■ EXERCISE REQUIREMENTS
How many of the lines below include "that"? Give the number and no other words.

■ AVAILABLE DATA
::::

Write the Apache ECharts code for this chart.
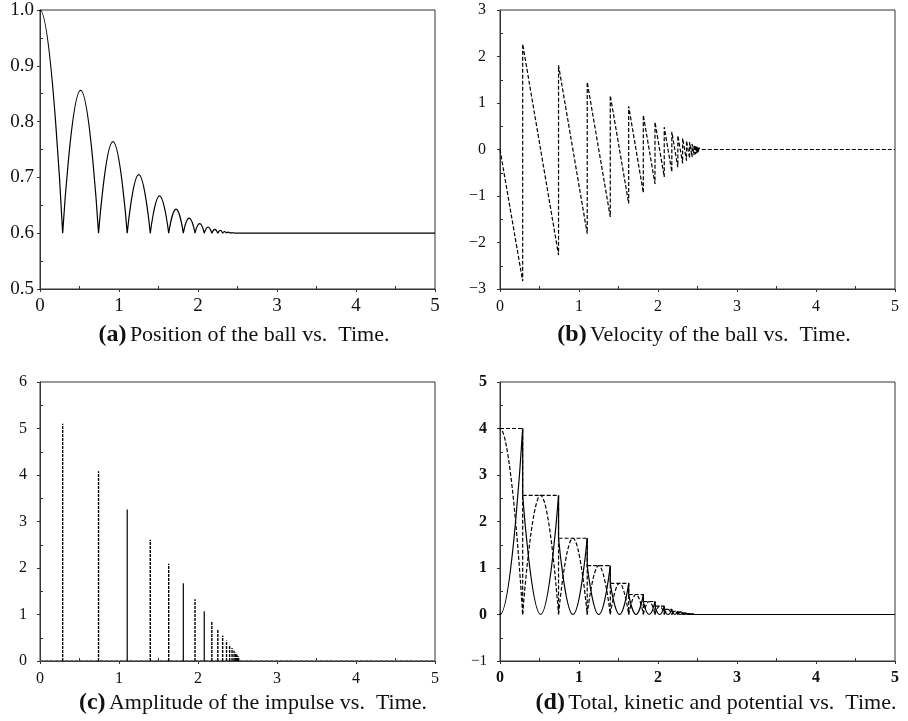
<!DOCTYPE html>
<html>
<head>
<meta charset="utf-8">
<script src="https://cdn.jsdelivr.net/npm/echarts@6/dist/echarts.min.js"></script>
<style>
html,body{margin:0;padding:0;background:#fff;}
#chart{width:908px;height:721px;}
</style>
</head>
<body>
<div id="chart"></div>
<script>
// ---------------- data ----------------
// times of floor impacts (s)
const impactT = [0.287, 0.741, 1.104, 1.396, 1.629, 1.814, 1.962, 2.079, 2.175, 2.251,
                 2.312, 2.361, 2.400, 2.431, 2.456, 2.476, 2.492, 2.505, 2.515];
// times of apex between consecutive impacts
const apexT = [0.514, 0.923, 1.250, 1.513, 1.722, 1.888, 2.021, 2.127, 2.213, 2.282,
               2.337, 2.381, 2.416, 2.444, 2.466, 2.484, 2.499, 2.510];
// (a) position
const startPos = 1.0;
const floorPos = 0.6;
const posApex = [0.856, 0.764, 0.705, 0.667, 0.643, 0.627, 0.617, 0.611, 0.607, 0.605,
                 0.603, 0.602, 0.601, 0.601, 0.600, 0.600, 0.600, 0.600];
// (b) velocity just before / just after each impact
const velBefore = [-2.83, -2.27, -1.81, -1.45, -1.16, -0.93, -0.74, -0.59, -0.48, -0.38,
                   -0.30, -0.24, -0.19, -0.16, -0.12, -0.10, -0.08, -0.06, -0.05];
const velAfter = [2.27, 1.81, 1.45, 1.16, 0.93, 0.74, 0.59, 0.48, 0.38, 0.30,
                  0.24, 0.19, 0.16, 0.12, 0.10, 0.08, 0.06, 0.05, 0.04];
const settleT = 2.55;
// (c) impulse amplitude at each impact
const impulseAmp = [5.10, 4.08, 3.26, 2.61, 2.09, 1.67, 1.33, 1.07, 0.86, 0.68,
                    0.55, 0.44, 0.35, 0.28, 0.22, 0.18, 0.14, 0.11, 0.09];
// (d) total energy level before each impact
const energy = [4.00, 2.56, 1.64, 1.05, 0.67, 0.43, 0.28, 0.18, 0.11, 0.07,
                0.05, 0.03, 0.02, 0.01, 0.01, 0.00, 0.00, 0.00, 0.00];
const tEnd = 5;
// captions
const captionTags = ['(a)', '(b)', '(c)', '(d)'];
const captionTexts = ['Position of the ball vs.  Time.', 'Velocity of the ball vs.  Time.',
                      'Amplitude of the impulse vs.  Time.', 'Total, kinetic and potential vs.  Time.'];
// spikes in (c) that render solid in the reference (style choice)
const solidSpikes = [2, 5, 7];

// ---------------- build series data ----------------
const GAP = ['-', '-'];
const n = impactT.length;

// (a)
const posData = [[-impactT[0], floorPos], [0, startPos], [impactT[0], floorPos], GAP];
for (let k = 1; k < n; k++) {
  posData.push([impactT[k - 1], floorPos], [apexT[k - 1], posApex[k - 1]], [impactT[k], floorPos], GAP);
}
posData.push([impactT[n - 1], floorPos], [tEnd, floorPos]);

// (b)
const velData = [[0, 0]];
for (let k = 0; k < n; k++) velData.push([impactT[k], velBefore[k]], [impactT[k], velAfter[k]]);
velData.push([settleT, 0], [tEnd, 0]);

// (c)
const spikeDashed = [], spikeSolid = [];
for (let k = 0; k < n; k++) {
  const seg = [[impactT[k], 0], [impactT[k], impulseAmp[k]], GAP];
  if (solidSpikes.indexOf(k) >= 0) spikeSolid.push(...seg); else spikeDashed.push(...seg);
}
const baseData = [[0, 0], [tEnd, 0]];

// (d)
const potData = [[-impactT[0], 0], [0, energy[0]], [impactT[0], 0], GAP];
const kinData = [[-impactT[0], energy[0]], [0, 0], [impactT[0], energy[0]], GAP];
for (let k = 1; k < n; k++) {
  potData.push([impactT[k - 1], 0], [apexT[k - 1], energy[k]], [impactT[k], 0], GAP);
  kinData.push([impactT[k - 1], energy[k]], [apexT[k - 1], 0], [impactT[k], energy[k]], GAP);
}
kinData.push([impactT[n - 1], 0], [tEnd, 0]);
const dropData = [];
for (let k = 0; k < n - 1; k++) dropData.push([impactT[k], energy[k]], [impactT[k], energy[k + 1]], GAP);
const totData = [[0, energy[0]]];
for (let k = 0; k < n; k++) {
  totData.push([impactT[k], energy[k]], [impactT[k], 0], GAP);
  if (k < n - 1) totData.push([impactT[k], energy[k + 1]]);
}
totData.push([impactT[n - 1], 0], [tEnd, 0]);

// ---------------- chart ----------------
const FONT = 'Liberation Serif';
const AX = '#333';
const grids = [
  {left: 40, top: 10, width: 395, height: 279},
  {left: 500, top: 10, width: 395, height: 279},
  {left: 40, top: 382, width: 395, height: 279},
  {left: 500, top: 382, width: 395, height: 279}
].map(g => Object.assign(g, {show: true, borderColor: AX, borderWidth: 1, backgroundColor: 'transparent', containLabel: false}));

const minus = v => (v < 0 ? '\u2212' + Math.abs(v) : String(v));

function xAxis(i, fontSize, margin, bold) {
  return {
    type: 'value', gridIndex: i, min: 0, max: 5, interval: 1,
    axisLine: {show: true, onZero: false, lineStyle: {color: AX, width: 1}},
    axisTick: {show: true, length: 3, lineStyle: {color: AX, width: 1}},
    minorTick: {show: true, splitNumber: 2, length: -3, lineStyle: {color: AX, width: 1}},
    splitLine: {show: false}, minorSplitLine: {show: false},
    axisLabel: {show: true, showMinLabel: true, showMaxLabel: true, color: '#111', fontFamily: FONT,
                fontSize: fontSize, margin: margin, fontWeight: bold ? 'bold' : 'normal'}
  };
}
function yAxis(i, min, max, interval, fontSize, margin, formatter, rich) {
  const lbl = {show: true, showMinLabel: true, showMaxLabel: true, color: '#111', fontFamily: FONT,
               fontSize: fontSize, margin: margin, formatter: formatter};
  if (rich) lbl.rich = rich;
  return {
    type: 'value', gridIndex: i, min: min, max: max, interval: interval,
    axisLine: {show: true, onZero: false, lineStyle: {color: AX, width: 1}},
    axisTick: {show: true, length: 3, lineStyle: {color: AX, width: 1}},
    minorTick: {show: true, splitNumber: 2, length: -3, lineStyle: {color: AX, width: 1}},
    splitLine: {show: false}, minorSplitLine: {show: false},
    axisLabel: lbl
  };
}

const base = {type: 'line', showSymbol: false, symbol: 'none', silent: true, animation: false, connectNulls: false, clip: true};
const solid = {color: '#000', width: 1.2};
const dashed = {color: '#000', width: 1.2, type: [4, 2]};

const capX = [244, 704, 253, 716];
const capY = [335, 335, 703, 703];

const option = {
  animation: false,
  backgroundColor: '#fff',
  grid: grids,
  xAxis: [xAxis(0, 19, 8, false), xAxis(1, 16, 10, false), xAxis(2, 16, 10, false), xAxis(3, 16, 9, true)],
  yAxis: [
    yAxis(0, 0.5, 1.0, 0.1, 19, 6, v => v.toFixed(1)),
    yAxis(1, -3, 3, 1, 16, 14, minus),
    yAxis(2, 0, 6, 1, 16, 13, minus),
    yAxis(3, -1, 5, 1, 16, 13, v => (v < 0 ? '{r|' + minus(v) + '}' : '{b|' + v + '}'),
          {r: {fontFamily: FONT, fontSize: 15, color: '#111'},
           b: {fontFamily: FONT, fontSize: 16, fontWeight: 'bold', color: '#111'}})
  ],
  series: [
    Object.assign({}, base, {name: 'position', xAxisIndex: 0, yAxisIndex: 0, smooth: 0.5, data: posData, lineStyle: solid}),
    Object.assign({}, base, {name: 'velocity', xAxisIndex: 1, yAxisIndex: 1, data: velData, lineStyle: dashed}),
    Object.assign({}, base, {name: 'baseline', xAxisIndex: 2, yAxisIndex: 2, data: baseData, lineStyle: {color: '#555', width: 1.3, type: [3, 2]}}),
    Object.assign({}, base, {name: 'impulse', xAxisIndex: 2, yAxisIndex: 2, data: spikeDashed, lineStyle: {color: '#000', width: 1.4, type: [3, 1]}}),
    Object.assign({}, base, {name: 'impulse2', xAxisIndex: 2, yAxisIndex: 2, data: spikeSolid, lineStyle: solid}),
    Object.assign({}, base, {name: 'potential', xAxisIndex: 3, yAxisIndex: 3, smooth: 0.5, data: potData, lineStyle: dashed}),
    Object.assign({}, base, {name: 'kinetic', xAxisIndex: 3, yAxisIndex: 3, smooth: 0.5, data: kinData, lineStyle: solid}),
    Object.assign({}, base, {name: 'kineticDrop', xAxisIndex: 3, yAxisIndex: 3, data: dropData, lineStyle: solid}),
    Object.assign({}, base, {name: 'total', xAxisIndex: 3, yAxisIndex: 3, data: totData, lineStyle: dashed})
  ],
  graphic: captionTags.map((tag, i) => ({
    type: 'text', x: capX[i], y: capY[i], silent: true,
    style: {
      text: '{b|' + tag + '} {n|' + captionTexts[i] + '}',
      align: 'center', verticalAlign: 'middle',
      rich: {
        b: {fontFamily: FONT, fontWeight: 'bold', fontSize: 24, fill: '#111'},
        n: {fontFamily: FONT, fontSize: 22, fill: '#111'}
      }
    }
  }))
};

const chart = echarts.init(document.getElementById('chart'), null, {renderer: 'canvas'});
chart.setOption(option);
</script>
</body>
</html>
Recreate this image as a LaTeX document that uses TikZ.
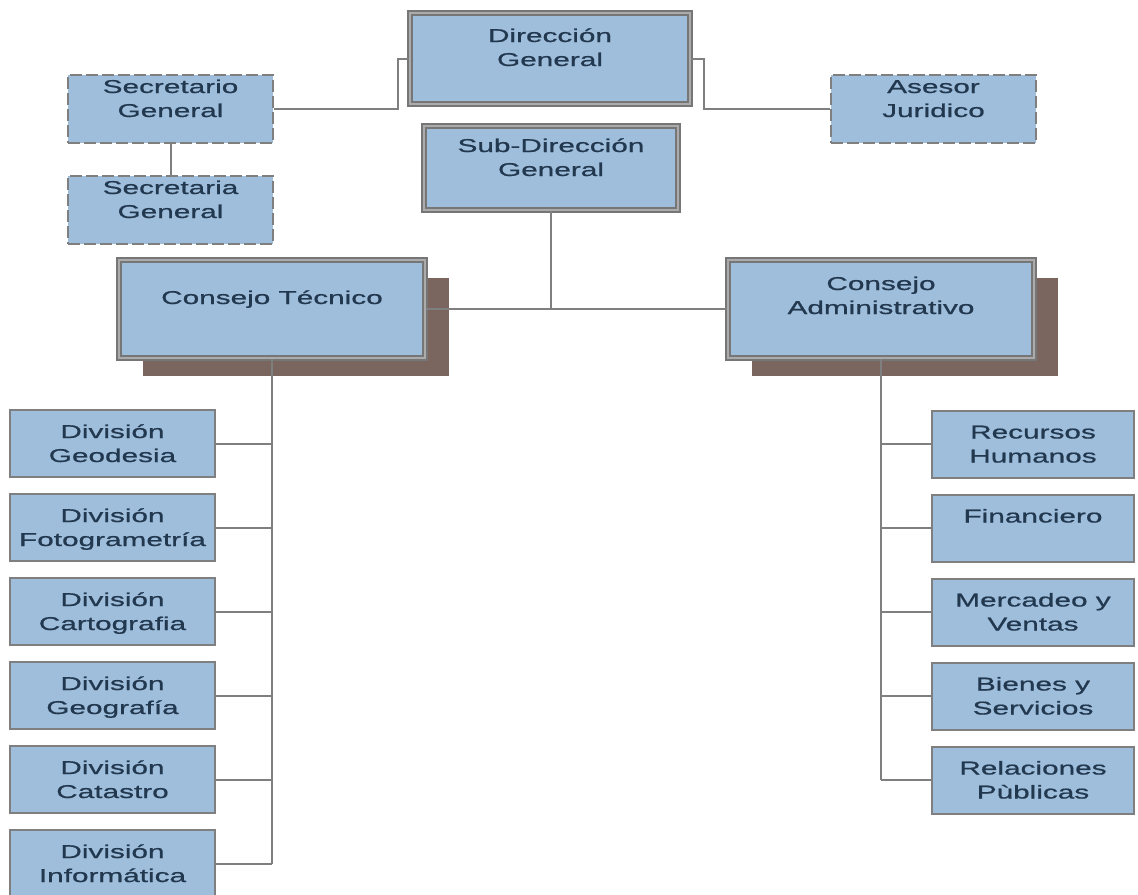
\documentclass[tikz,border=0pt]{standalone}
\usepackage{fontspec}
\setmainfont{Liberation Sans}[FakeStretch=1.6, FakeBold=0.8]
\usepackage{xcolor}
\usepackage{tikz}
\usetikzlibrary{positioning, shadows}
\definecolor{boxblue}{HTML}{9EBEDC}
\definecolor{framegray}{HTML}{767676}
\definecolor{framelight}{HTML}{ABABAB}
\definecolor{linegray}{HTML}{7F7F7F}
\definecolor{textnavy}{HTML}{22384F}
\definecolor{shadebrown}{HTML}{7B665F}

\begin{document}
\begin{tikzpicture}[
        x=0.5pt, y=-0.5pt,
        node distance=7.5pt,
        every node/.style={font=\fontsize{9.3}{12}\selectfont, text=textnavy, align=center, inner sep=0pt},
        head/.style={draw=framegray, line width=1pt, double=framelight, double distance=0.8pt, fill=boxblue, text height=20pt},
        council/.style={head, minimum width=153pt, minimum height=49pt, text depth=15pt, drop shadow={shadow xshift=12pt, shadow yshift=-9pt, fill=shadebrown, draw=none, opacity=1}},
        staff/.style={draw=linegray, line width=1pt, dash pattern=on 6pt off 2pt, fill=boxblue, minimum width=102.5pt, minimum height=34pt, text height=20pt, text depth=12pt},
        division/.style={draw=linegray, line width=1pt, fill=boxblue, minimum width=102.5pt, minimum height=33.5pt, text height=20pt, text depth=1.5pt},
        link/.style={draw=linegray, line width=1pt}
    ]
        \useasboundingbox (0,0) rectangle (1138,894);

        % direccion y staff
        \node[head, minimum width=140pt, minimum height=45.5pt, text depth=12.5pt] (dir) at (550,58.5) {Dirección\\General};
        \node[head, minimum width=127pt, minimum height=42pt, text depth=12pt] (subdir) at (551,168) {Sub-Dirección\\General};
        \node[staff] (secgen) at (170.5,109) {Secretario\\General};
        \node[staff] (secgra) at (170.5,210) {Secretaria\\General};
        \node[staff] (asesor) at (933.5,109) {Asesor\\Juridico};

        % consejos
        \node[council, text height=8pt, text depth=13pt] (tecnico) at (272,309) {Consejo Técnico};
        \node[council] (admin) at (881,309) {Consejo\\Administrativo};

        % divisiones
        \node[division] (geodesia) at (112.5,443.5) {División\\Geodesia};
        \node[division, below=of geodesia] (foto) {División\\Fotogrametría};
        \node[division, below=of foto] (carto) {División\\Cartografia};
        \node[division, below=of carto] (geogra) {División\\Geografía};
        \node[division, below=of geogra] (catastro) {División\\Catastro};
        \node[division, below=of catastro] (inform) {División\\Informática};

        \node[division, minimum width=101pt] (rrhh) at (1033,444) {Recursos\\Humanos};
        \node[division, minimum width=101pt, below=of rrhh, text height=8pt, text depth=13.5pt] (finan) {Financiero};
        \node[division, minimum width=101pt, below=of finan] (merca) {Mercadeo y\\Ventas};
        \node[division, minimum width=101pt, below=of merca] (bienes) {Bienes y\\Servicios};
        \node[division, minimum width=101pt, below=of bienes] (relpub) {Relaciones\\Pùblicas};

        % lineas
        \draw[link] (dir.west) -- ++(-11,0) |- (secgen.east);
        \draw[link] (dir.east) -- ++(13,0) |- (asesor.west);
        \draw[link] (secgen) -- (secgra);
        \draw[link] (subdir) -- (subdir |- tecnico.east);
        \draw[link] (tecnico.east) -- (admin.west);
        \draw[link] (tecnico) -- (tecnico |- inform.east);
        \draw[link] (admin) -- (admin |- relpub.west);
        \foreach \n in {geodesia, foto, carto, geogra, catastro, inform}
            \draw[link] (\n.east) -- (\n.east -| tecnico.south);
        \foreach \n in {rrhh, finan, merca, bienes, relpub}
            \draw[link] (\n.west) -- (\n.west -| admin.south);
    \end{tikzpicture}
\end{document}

::::

■ FULL SOLUTION
2